We believe that we must build an international working class women’s movement. Not one that is separated from the global working class movement but aiming to organise women of our class and the most exploited and oppressed of other classes. It must highlight the specific oppression of women within the working class and draw both men and women into struggle against women’s oppression – and also against racism, nationalism, youth oppression and any division that threatens the unity of the working class.
We also need to fight women’s oppression within the workers’ movement: in the unions, the political parties, even in those that call themselves Marxist and revolutionary, even in our own organisation. For this reason we believe that women members must have the right to meet together, i.e. in a caucus to help the organisation as a whole to overcome the pressure of social oppression, and to expose any examples of this oppression and fight for their eradication.
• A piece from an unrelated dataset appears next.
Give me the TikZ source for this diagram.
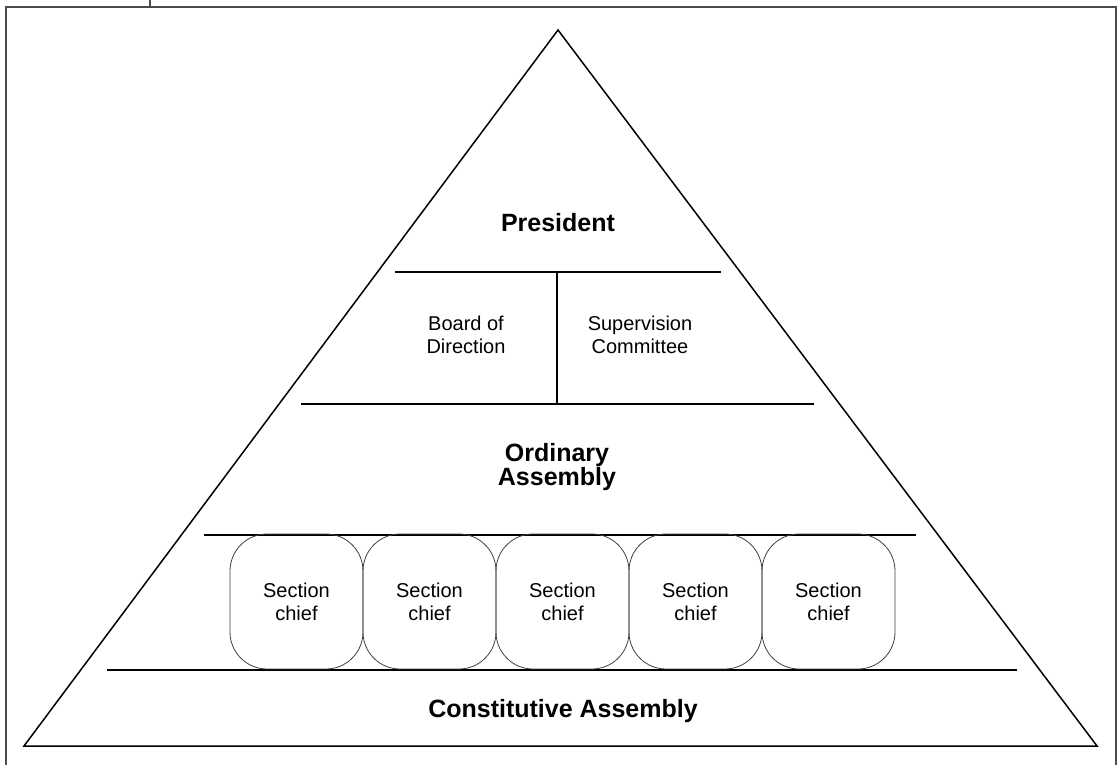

The purpose of both the organisation of a mass working class women’s movement and caucuses in unions and parties is not in any way to entrench separation between the sexes. It is to greatly increase the numbers and participation of women class fighters in one common effort. With the expropriation of the capitalist class and the creation of a planned economy, it will be possible to socialise domestic labour and childcare, with men and women playing an equal role. Thus women’s oppression will be uprooted and we will be free at last. Without the mass involvement of women there can be no such revolution. With it we will be invincible.